Perfect Being Theism
Perfect being theism is the philosophical view of God as the greatest conceivable being, or the one who possesses maximal greatness and perfection.
Perfect being theism is the philosophical view of God as the greatest conceivable being, or the one who possesses maximal greatness and perfection.
A philosophical-theological view that approaches God by asking what must be true of the greatest conceivable being.
Perfect being theism is a stream of philosophical theology that defines God as the greatest conceivable or maximally perfect being and then asks what qualities such a being must possess. It has influenced arguments about God’s existence and discussions of divine attributes such as omnipotence, omniscience, goodness, eternality, and necessity. From a conservative Christian standpoint, the concept may serve as a secondary analytical tool, but it must not govern doctrine independently of Scripture. The God of the Bible is known first by his self-revelation, not by philosophical definition alone. Used carefully, the term can clarify classical theism; used carelessly, it can flatten biblical teaching into an abstract concept of deity.
Scripture does not use the phrase "perfect being theism," but it repeatedly presents God as holy, unique, incomparably great, faithful, all-powerful, all-knowing, and morally perfect. Any philosophical account of God must therefore be tested by the whole-canon witness rather than allowed to define God on its own terms.

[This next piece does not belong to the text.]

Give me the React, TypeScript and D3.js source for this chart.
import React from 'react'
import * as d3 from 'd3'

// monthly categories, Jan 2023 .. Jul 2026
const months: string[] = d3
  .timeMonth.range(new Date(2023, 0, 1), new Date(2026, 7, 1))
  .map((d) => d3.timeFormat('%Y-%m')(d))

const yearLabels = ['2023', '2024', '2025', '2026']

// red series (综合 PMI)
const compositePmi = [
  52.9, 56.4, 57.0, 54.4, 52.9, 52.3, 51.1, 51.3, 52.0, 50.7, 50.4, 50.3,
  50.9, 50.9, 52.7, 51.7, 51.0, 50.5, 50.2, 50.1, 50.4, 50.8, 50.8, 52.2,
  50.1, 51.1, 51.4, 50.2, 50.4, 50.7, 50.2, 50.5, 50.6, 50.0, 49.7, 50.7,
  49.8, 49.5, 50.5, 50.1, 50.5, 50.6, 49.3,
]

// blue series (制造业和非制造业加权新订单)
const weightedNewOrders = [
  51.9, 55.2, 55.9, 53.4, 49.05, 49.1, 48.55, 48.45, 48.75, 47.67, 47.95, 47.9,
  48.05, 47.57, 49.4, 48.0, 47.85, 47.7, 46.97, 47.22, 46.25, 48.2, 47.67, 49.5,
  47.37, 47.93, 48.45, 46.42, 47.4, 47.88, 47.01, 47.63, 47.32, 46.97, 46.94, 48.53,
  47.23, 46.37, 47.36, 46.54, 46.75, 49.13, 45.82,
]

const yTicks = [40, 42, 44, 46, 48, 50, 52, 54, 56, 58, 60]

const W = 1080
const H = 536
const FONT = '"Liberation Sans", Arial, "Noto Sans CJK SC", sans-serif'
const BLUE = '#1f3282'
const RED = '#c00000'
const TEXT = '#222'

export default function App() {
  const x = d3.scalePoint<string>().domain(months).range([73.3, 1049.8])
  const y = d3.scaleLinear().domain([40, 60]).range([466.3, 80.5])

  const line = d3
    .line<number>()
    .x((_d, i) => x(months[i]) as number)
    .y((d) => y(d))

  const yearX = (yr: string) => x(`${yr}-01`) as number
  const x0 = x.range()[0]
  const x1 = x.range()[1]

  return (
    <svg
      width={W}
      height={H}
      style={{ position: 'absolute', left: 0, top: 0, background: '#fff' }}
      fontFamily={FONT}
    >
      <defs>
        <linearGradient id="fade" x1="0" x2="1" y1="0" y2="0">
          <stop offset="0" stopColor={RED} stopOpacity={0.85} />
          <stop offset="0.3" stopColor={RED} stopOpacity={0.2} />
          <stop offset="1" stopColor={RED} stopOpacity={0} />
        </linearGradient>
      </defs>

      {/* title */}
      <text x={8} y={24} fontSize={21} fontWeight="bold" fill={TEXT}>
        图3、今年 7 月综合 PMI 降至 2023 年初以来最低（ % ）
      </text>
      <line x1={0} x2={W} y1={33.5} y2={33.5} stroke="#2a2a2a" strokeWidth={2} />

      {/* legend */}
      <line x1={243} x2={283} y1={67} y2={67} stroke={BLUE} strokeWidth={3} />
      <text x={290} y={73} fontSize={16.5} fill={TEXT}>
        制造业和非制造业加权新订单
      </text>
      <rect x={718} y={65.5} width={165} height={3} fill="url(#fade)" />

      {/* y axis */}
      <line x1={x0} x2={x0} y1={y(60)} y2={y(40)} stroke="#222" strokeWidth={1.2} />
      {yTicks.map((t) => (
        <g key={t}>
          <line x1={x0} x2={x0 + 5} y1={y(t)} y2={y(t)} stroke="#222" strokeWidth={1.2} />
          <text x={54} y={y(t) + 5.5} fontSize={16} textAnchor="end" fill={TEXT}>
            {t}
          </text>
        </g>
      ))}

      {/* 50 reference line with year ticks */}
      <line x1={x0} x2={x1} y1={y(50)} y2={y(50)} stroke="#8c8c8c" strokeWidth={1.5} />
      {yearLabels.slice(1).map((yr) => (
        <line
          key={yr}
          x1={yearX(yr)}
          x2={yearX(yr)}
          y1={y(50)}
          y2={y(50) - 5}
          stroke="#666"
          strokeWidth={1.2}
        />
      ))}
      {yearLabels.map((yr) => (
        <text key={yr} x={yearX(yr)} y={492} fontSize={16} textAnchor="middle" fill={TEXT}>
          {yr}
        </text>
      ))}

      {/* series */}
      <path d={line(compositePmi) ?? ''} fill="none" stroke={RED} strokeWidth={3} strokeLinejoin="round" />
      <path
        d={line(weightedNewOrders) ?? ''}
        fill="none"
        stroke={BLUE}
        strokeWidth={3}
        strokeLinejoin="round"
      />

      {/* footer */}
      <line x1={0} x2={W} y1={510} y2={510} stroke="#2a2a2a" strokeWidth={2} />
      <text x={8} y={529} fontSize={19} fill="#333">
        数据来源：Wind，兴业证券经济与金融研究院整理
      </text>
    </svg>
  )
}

The label belongs to later philosophical theology and is often associated with classical theism, Anselmian reasoning, and modern analytic philosophy of religion. It became a useful way to discuss what follows if God is truly the highest possible reality.
Ancient Jewish monotheism strongly affirmed the uniqueness, holiness, and incomparability of the Lord. Perfect being language is a later philosophical development, but it resonates with biblical affirmations that God alone is God and that no rival may be compared with him.

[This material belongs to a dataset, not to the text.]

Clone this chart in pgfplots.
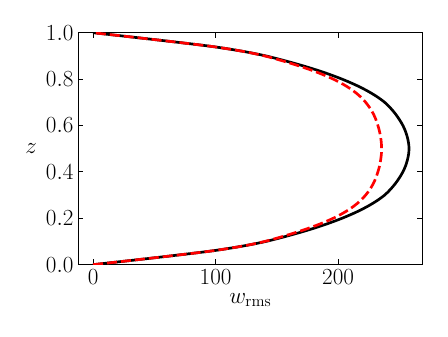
\documentclass[border=0pt]{standalone}
\usepackage{pgfplots}
\pgfplotsset{compat=1.18}

\begin{document}
\begin{tikzpicture}
\begin{axis}[
  scale only axis,
  width=258pt, height=173.7pt,
  xmin=-12.2, xmax=269,
  ymin=0, ymax=1,
  xtick={0,100,200},
  ytick={0,0.2,0.4,0.6,0.8,1.0},
  yticklabel style={/pgf/number format/.cd,fixed,fixed zerofill,precision=1},
  tick align=inside,
  major tick length=4pt,
  minor tick num=0,
  axis line style={line width=0.9pt},
  tick style={line width=0.7pt, black},
  ticklabel style={font=\fontsize{17}{19}\selectfont},
  label style={font=\fontsize{17}{19}\selectfont},
  xlabel={$w_{\mathrm{rms}}$},
  ylabel={$z$},
  ylabel style={rotate=-90},
]
% black solid
\addplot[black, line width=2pt, smooth] coordinates {
(0,0) (34,0.02) (67,0.04) (98,0.06) (122,0.08) (141,0.10) (159.5,0.125)
(176,0.15) (190.5,0.175) (203.2,0.20) (214.2,0.225) (223.6,0.25) (231.5,0.275)
(238,0.30) (242.8,0.325) (246.8,0.35) (250.1,0.375) (252.9,0.40) (255,0.425)
(256.5,0.45) (257.5,0.475) (257.9,0.50) (257.5,0.525) (256.5,0.55) (255,0.575)
(252.9,0.60) (250.1,0.625) (246.8,0.65) (242.8,0.675) (238,0.70) (231.5,0.725)
(223.6,0.75) (214.2,0.775) (203.2,0.80) (190.5,0.825) (176,0.85) (159.5,0.875)
(141,0.90) (122,0.92) (98,0.94) (67,0.96) (34,0.98) (0,1)
};
% red dashed
\addplot[red, line width=2pt, smooth, dash pattern=on 7.5pt off 3pt] coordinates {
(0,0) (34,0.02) (67,0.04) (98,0.06) (122,0.08) (140,0.10) (157,0.125)
(172,0.15) (185,0.175) (196,0.20) (205,0.225) (212.3,0.25) (218,0.275)
(222.5,0.30) (226,0.325) (228.8,0.35) (230.9,0.375) (232.5,0.40) (233.8,0.425)
(234.7,0.45) (235.3,0.475) (235.5,0.50) (235.3,0.525) (234.7,0.55) (233.8,0.575)
(232.5,0.60) (230.9,0.625) (228.8,0.65) (226,0.675) (222.5,0.70) (218,0.725)
(212.3,0.75) (205,0.775) (196,0.80) (185,0.825) (172,0.85) (157,0.875)
(140,0.90) (122,0.92) (98,0.94) (67,0.96) (34,0.98) (0,1)
};
\path (rel axis cs:0,0) ++(-58.5pt,-54pt) coordinate (bl);
\path (rel axis cs:1,1) ++(19pt,24.5pt) coordinate (tr);
\end{axis}
\useasboundingbox (bl) rectangle (tr);
\end{tikzpicture}
\end{document}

The phrase "Perfect Being Theism" is a modern philosophical label, not a Hebrew or Greek biblical term.
This term matters because it shapes how believers think about God's attributes, perfection, necessity, and worship. It can support careful theology, but Scripture—not abstract philosophy—must decide what God's perfection includes and how it is rightly understood.
Philosophically, Perfect Being Theism asks what must be true of the greatest conceivable being. It can be useful in natural theology and apologetics, but Christian use should avoid making human speculation the standard for truth or collapsing God's biblical self-revelation into a purely conceptual ideal.
Do not treat this as a biblical name for God, and do not assume that whatever seems "most perfect" to human reason is therefore true of God. Biblical revelation controls the concept of perfection, not the reverse.
Christian philosophers and theologians differ on how much weight to give perfect-being reasoning. Some use it as a helpful framework for classical theism; others caution that it can become too abstract unless constantly corrected by Scripture.
Use the term within the boundaries of biblical monotheism, the Creator-creature distinction, and historic Christian orthodoxy. It must not be used to override revealed truth, diminish divine personality, or flatten the Trinity into an impersonal ideal.
For readers, the concept can clarify why Christians speak of God's greatness, goodness, and worship-worthiness. It is most useful when it leads back to Scripture, reverence, trust, and praise.